* _GIVEN EXERCISE_:
Line by line, repeat the data below exactly, beginning at the first line and ending at the line with "width=116pt,minimum height=37.5pt] (c11)". Omit pictures.

━━━━━━

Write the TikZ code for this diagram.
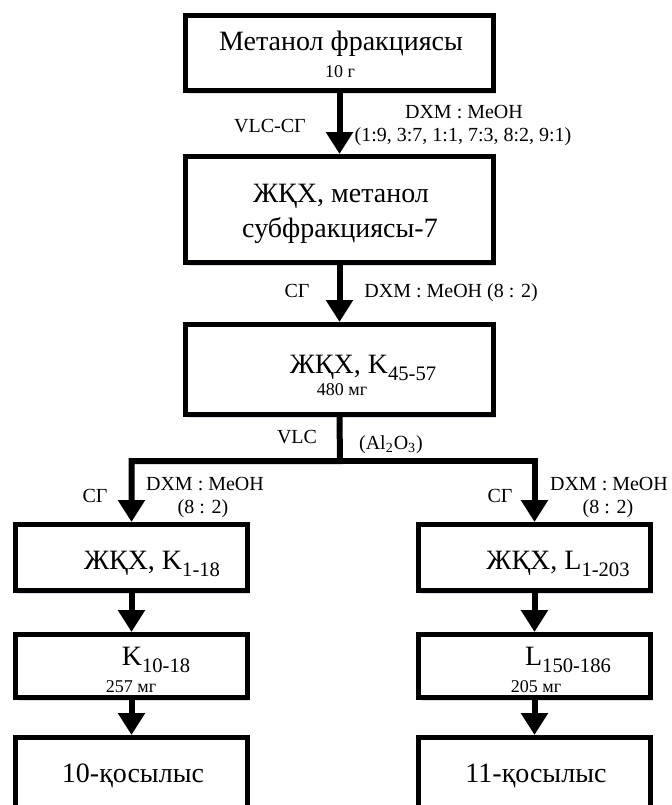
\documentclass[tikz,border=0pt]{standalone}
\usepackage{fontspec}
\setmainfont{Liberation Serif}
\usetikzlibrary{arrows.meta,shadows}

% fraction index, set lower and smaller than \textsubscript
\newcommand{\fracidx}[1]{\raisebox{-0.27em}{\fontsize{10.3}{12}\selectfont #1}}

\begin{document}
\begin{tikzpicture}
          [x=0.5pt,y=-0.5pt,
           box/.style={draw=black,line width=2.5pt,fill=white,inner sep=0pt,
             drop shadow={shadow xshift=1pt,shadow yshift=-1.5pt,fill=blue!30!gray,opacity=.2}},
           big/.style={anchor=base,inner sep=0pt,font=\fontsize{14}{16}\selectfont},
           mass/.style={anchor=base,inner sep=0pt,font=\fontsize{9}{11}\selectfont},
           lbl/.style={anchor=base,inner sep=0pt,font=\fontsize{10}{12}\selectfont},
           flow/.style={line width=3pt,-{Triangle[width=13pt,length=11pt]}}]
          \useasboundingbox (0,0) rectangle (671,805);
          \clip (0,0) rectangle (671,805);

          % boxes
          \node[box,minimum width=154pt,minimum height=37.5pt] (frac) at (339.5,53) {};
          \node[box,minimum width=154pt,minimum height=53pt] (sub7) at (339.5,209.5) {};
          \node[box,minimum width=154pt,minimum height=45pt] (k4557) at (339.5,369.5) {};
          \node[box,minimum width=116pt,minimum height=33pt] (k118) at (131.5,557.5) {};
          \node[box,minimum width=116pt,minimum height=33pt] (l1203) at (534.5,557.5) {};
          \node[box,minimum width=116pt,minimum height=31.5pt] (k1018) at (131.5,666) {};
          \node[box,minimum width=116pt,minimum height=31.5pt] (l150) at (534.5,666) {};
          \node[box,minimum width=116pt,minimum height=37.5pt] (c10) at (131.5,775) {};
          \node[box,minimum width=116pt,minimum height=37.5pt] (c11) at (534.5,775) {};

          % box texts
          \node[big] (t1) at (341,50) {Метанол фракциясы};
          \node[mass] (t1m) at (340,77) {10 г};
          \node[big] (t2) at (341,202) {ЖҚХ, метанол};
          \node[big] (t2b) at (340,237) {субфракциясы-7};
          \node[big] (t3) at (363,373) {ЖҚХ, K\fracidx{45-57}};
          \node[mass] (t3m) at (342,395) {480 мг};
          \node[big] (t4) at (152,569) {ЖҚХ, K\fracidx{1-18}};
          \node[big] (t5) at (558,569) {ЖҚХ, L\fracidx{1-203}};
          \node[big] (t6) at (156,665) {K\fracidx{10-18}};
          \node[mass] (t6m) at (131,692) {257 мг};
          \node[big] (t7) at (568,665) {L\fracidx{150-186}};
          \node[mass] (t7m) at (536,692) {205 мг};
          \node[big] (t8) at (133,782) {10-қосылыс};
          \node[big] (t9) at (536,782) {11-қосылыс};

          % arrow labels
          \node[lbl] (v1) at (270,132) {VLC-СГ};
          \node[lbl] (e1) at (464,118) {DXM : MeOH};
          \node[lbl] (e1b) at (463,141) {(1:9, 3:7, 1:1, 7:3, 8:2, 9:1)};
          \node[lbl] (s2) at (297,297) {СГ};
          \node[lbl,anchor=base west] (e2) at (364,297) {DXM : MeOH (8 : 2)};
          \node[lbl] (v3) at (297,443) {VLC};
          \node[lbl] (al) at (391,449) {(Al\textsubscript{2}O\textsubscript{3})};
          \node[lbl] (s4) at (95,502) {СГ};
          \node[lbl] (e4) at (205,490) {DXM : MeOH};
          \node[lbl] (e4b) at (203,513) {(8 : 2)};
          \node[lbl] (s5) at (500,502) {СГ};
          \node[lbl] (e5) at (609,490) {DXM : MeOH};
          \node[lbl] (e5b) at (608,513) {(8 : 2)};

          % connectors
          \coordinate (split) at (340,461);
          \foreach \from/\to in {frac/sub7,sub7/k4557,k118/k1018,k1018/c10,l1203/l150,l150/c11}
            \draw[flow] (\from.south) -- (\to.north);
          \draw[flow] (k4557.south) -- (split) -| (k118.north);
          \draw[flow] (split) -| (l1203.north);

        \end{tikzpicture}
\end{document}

━━━━━━

* _OUTPUT BELOW_:
Write the TikZ code for this diagram.
\documentclass[tikz,border=0pt]{standalone}
\usepackage{fontspec}
\setmainfont{Liberation Serif}
\usetikzlibrary{arrows.meta,shadows}

% fraction index, set lower and smaller than \textsubscript
\newcommand{\fracidx}[1]{\raisebox{-0.27em}{\fontsize{10.3}{12}\selectfont #1}}

\begin{document}
\begin{tikzpicture}
          [x=0.5pt,y=-0.5pt,
           box/.style={draw=black,line width=2.5pt,fill=white,inner sep=0pt,
             drop shadow={shadow xshift=1pt,shadow yshift=-1.5pt,fill=blue!30!gray,opacity=.2}},
           big/.style={anchor=base,inner sep=0pt,font=\fontsize{14}{16}\selectfont},
           mass/.style={anchor=base,inner sep=0pt,font=\fontsize{9}{11}\selectfont},
           lbl/.style={anchor=base,inner sep=0pt,font=\fontsize{10}{12}\selectfont},
           flow/.style={line width=3pt,-{Triangle[width=13pt,length=11pt]}}]
          \useasboundingbox (0,0) rectangle (671,805);
          \clip (0,0) rectangle (671,805);

          % boxes
          \node[box,minimum width=154pt,minimum height=37.5pt] (frac) at (339.5,53) {};
          \node[box,minimum width=154pt,minimum height=53pt] (sub7) at (339.5,209.5) {};
          \node[box,minimum width=154pt,minimum height=45pt] (k4557) at (339.5,369.5) {};
          \node[box,minimum width=116pt,minimum height=33pt] (k118) at (131.5,557.5) {};
          \node[box,minimum width=116pt,minimum height=33pt] (l1203) at (534.5,557.5) {};
          \node[box,minimum width=116pt,minimum height=31.5pt] (k1018) at (131.5,666) {};
          \node[box,minimum width=116pt,minimum height=31.5pt] (l150) at (534.5,666) {};
          \node[box,minimum width=116pt,minimum height=37.5pt] (c10) at (131.5,775) {};
          \node[box,minimum width=116pt,minimum height=37.5pt] (c11) at (534.5,775) {};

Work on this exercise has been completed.